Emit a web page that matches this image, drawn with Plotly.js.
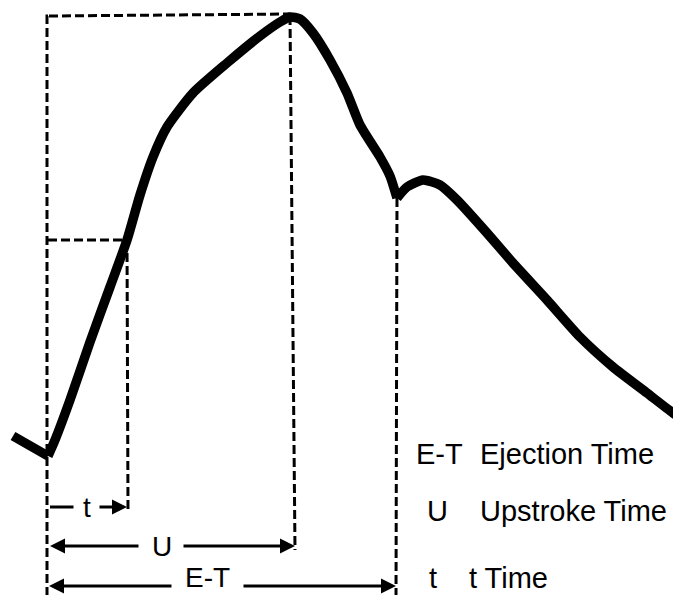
<!DOCTYPE html>
<html>
<head>
<meta charset="utf-8">
<script src="https://cdn.plot.ly/plotly-3.0.1.min.js"></script>
<style>html,body{margin:0;padding:0;background:#fff;}#chart{width:673px;height:595px;}</style>
</head>
<body>
<div id="chart"></div>
<script>
// Arterial pressure pulse (arbitrary time / pressure units)
const time = [13, 30, 48, 55, 70, 90, 110, 127, 140, 153, 167, 193, 227, 260, 280, 290, 300, 313, 330, 347, 360, 380, 390, 397, 407, 423, 440, 457, 487, 513, 547, 580, 613, 647, 673, 690];
const pressure = [159, 149, 139, 155, 195, 253, 308, 355, 400, 438, 468, 502, 532, 559, 573, 578, 576, 562, 535, 502, 470, 438, 419, 397, 408, 415, 410, 395, 362, 332, 295, 258, 228, 202, 182, 171];
// Indices of the marked points on the curve: onset, t-point, peak, dicrotic notch
const onsetIdx = 2, tIdx = 7, peakIdx = 15, notchIdx = 23;
// Interval labels and legend
const intervalLabels = ['t', 'U', 'E-T'];
const legendKeys = ['E-T', 'U', 't'];
const legendNames = ['Ejection Time', 'Upstroke Time', 't Time'];

const onset = time[onsetIdx], tT = time[tIdx], peak = time[peakIdx], notch = time[notchIdx];
const topP = pressure[peakIdx] + 1, tP = pressure[tIdx];

// levels of the interval arrows
const rowT = 88, rowU = 49, rowE = 9;

const dashStyle = {color: '#000', width: 3, dash: '9px,4px'};
function dashed(xs, ys) {
  return {x: xs, y: ys, type: 'scatter', mode: 'lines', line: dashStyle, hoverinfo: 'skip', showlegend: false};
}
function curvePart(a, b, smooth) {
  return {x: time.slice(a, b + 1), y: pressure.slice(a, b + 1), type: 'scatter', mode: 'lines',
    line: {color: '#000', width: 9.5, shape: smooth ? 'spline' : 'linear', smoothing: 0.6}, hoverinfo: 'skip', showlegend: false};
}

const traces = [
  dashed([onset - 1, onset - 1, onset + 1], [rowE - 10, topP, topP]),
  dashed([onset + 1, peak], [topP, topP + 2]),
  dashed([peak, peak + 5], [topP, rowU - 4]),
  dashed([onset, tT], [tP, tP]),
  dashed([tT, tT + 1], [tP, rowT - 4]),
  dashed([notch, notch - 1], [pressure[notchIdx], -5]),
  curvePart(0, onsetIdx, false),
  curvePart(onsetIdx, notchIdx, true),
  curvePart(notchIdx, time.length - 1, true)
];

function arrow(x0, x1, y, head) {
  return {x: x1, y: y, ax: x0, ay: y, axref: 'x', ayref: 'y', xref: 'x', yref: 'y', text: '',
    showarrow: true, arrowhead: head, arrowsize: 1, arrowwidth: 3, arrowcolor: '#000', standoff: 0, startstandoff: 0};
}
const lblFont = {family: 'Liberation Sans, Arial, sans-serif', size: 28, color: '#000'};
const annotations = [
  arrow(75, onset + 2, rowT, 0),
  arrow(98, tT, rowT, 2),
  arrow(140, onset + 2, rowU, 2),
  arrow(182, peak + 5, rowU, 2),
  arrow(173, onset + 1, rowE, 2),
  arrow(242, notch - 1, rowE, 2),
  {x: 87, y: rowT, text: intervalLabels[0], showarrow: false, font: lblFont, xanchor: 'center', yanchor: 'middle'},
  {x: 162, y: rowU, text: intervalLabels[1], showarrow: false, font: lblFont, xanchor: 'center', yanchor: 'middle'},
  {x: 207, y: 0, text: intervalLabels[2], showarrow: false, font: lblFont, xanchor: 'center', yanchor: 'bottom'}
];
const legFont = {family: 'Liberation Sans, Arial, sans-serif', size: 29, color: '#000'};
const legY = [141, 84, 17];
const keyX = [439, 437, 433];
const nameX = [478, 478, 467];
for (let i = 0; i < 3; i++) {
  annotations.push({x: keyX[i], y: legY[i], text: legendKeys[i], showarrow: false, font: legFont, xanchor: 'center', yanchor: 'middle'});
  annotations.push({x: nameX[i], y: legY[i], text: legendNames[i], showarrow: false, font: legFont, xanchor: 'left', yanchor: 'middle'});
}

const layout = {
  width: 673, height: 595,
  margin: {l: 0, r: 0, t: 0, b: 0},
  paper_bgcolor: '#fff', plot_bgcolor: '#fff',
  xaxis: {range: [0, 673], visible: false, fixedrange: true},
  yaxis: {range: [0, 595], visible: false, fixedrange: true},
  annotations: annotations,
  showlegend: false
};
Plotly.newPlot('chart', traces, layout, {displayModeBar: false, staticPlot: true});
</script>
</body>
</html>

+-------+

# Exercise description:
Leave the pictures out, and print every line of the listing exactly as written.

# In response:
Emit a web page that matches this image, drawn with Plotly.js.
<!DOCTYPE html>
<html>
<head>
<meta charset="utf-8">
<script src="https://cdn.plot.ly/plotly-3.0.1.min.js"></script>
<style>html,body{margin:0;padding:0;background:#fff;}#chart{width:673px;height:595px;}</style>
</head>
<body>
<div id="chart"></div>
<script>
// Arterial pressure pulse (arbitrary time / pressure units)
const time = [13, 30, 48, 55, 70, 90, 110, 127, 140, 153, 167, 193, 227, 260, 280, 290, 300, 313, 330, 347, 360, 380, 390, 397, 407, 423, 440, 457, 487, 513, 547, 580, 613, 647, 673, 690];
const pressure = [159, 149, 139, 155, 195, 253, 308, 355, 400, 438, 468, 502, 532, 559, 573, 578, 576, 562, 535, 502, 470, 438, 419, 397, 408, 415, 410, 395, 362, 332, 295, 258, 228, 202, 182, 171];
// Indices of the marked points on the curve: onset, t-point, peak, dicrotic notch
const onsetIdx = 2, tIdx = 7, peakIdx = 15, notchIdx = 23;
// Interval labels and legend
const intervalLabels = ['t', 'U', 'E-T'];
const legendKeys = ['E-T', 'U', 't'];
const legendNames = ['Ejection Time', 'Upstroke Time', 't Time'];

const onset = time[onsetIdx], tT = time[tIdx], peak = time[peakIdx], notch = time[notchIdx];
const topP = pressure[peakIdx] + 1, tP = pressure[tIdx];

// levels of the interval arrows
const rowT = 88, rowU = 49, rowE = 9;

const dashStyle = {color: '#000', width: 3, dash: '9px,4px'};
function dashed(xs, ys) {
  return {x: xs, y: ys, type: 'scatter', mode: 'lines', line: dashStyle, hoverinfo: 'skip', showlegend: false};
}
function curvePart(a, b, smooth) {
  return {x: time.slice(a, b + 1), y: pressure.slice(a, b + 1), type: 'scatter', mode: 'lines',
    line: {color: '#000', width: 9.5, shape: smooth ? 'spline' : 'linear', smoothing: 0.6}, hoverinfo: 'skip', showlegend: false};
}

const traces = [
  dashed([onset - 1, onset - 1, onset + 1], [rowE - 10, topP, topP]),
  dashed([onset + 1, peak], [topP, topP + 2]),
  dashed([peak, peak + 5], [topP, rowU - 4]),
  dashed([onset, tT], [tP, tP]),
  dashed([tT, tT + 1], [tP, rowT - 4]),
  dashed([notch, notch - 1], [pressure[notchIdx], -5]),
  curvePart(0, onsetIdx, false),
  curvePart(onsetIdx, notchIdx, true),
  curvePart(notchIdx, time.length - 1, true)
];

function arrow(x0, x1, y, head) {
  return {x: x1, y: y, ax: x0, ay: y, axref: 'x', ayref: 'y', xref: 'x', yref: 'y', text: '',
    showarrow: true, arrowhead: head, arrowsize: 1, arrowwidth: 3, arrowcolor: '#000', standoff: 0, startstandoff: 0};
}
const lblFont = {family: 'Liberation Sans, Arial, sans-serif', size: 28, color: '#000'};
const annotations = [
  arrow(75, onset + 2, rowT, 0),
  arrow(98, tT, rowT, 2),
  arrow(140, onset + 2, rowU, 2),
  arrow(182, peak + 5, rowU, 2),
  arrow(173, onset + 1, rowE, 2),
  arrow(242, notch - 1, rowE, 2),
  {x: 87, y: rowT, text: intervalLabels[0], showarrow: false, font: lblFont, xanchor: 'center', yanchor: 'middle'},
  {x: 162, y: rowU, text: intervalLabels[1], showarrow: false, font: lblFont, xanchor: 'center', yanchor: 'middle'},
  {x: 207, y: 0, text: intervalLabels[2], showarrow: false, font: lblFont, xanchor: 'center', yanchor: 'bottom'}
];
const legFont = {family: 'Liberation Sans, Arial, sans-serif', size: 29, color: '#000'};
const legY = [141, 84, 17];
const keyX = [439, 437, 433];
const nameX = [478, 478, 467];
for (let i = 0; i < 3; i++) {
  annotations.push({x: keyX[i], y: legY[i], text: legendKeys[i], showarrow: false, font: legFont, xanchor: 'center', yanchor: 'middle'});
  annotations.push({x: nameX[i], y: legY[i], text: legendNames[i], showarrow: false, font: legFont, xanchor: 'left', yanchor: 'middle'});
}

const layout = {
  width: 673, height: 595,
  margin: {l: 0, r: 0, t: 0, b: 0},
  paper_bgcolor: '#fff', plot_bgcolor: '#fff',
  xaxis: {range: [0, 673], visible: false, fixedrange: true},
  yaxis: {range: [0, 595], visible: false, fixedrange: true},
  annotations: annotations,
  showlegend: false
};
Plotly.newPlot('chart', traces, layout, {displayModeBar: false, staticPlot: true});
</script>
</body>
</html>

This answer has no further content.